AVAILABLE DATA -
** START **

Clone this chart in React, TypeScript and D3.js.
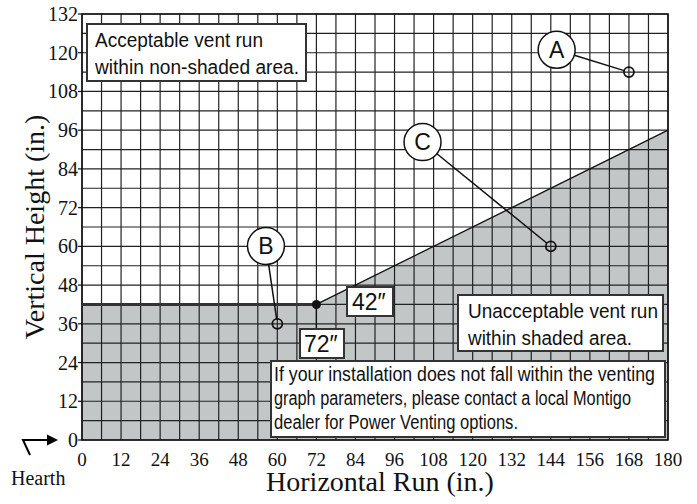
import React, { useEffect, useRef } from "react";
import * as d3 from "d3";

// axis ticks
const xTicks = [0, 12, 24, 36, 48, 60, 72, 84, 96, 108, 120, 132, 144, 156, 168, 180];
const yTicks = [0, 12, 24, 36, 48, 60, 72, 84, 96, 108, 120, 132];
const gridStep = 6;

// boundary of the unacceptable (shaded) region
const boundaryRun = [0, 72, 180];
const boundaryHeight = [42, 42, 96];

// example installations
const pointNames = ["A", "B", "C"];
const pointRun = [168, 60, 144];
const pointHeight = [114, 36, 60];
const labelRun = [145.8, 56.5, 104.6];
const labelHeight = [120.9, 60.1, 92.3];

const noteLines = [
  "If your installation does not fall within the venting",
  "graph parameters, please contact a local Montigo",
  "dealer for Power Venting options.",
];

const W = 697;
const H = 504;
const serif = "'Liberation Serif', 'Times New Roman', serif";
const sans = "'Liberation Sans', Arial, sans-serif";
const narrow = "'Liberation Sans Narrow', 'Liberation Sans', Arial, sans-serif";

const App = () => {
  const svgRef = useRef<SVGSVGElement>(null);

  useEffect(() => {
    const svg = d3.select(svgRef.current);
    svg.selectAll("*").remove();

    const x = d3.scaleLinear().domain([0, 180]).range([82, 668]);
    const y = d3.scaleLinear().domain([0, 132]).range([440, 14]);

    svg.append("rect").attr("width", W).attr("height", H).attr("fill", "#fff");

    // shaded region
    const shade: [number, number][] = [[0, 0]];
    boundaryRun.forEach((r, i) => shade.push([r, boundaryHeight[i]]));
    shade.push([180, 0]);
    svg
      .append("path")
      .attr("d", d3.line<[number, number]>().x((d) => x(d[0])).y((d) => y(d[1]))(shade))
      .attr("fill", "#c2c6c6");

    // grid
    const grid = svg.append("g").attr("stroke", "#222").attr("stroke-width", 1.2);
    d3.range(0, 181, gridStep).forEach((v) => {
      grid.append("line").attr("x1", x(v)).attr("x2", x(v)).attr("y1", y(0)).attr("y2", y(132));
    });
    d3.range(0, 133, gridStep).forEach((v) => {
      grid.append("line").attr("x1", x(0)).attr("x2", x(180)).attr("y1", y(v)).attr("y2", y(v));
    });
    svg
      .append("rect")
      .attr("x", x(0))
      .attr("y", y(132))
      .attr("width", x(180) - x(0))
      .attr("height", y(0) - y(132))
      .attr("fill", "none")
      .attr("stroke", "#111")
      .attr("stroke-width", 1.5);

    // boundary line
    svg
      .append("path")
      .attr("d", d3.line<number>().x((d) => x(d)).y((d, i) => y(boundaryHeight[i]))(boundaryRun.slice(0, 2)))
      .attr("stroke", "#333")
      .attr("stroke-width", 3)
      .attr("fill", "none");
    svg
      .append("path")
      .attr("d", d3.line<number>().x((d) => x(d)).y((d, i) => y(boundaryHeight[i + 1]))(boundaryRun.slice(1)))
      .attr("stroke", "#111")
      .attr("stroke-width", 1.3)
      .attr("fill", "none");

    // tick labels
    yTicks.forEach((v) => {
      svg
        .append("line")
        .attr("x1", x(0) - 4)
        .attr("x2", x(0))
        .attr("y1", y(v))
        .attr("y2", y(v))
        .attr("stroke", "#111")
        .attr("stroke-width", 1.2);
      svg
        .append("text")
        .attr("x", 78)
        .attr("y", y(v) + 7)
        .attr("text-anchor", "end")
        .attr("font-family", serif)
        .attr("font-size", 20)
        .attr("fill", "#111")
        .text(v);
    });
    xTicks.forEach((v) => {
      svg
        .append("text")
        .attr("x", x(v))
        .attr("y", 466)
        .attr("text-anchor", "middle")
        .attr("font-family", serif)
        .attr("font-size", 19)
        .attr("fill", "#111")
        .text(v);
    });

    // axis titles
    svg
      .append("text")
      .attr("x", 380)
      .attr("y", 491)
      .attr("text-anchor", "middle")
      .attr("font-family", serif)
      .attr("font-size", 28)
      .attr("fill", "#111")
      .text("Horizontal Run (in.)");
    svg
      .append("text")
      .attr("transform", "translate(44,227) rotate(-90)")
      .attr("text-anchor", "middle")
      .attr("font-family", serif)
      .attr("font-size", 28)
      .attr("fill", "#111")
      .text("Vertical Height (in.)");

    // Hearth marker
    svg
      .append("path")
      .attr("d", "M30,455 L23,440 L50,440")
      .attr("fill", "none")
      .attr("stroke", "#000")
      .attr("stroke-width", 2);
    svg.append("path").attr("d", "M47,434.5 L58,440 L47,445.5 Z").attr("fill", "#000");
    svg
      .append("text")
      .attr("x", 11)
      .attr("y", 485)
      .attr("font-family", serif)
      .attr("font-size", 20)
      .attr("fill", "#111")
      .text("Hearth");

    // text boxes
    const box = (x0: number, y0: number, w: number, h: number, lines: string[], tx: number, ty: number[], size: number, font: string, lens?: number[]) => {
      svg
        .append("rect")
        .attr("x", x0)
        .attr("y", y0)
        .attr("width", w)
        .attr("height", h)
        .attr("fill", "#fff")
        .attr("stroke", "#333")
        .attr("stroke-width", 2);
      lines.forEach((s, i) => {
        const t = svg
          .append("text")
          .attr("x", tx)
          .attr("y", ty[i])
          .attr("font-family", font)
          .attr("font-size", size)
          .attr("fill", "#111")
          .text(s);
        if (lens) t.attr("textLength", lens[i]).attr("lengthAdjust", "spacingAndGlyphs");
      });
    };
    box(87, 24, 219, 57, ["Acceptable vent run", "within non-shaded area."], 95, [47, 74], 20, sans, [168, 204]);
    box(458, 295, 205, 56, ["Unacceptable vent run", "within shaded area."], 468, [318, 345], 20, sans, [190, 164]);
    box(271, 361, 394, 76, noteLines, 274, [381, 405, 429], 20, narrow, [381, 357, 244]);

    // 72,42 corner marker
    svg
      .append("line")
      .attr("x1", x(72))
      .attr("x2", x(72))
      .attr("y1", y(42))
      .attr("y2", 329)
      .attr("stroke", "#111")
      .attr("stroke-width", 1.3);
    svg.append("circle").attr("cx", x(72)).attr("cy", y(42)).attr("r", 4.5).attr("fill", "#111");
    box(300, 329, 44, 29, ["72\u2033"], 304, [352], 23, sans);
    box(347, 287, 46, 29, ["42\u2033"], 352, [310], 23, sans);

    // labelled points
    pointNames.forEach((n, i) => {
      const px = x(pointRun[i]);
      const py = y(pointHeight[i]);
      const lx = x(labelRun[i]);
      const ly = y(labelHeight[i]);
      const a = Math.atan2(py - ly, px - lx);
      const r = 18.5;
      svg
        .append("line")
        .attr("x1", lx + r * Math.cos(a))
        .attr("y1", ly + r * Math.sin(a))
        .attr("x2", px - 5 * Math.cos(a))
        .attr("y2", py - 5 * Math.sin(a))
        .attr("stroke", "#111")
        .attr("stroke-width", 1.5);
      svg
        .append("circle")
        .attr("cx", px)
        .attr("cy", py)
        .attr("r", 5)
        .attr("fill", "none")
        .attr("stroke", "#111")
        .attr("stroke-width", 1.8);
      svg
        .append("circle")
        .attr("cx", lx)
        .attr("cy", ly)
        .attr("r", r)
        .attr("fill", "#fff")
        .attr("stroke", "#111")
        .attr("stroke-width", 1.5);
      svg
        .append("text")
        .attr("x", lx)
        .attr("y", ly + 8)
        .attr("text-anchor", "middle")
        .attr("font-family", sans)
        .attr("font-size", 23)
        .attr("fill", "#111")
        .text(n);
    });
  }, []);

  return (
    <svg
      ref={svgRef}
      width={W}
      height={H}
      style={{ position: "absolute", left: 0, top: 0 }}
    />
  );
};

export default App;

** END **
** START **

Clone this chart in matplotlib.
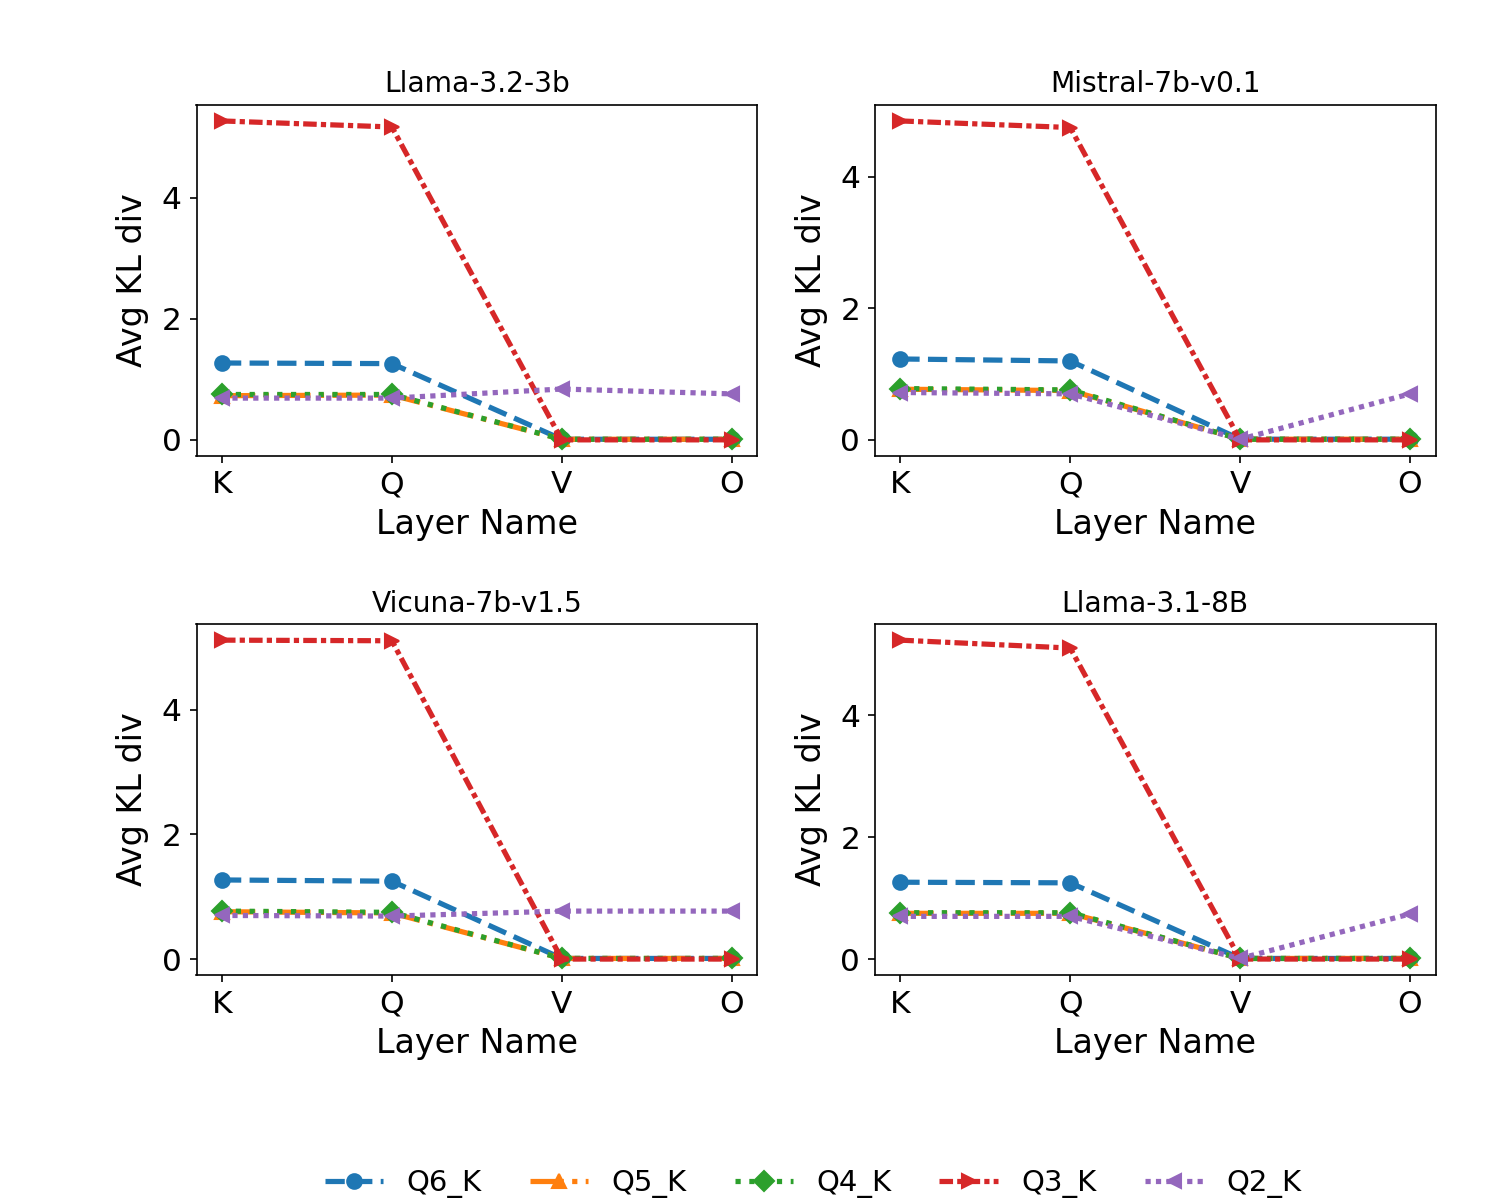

** END **

GIVEN TASK - Your task is to reproduce only the lines from the one with "Clone this chart in React, TypeScript" through the one with "import * as", keeping both ends. Skip every picture.

FINAL ANSWER -
Clone this chart in React, TypeScript and D3.js.
import React, { useEffect, useRef } from "react";
import * as d3 from "d3";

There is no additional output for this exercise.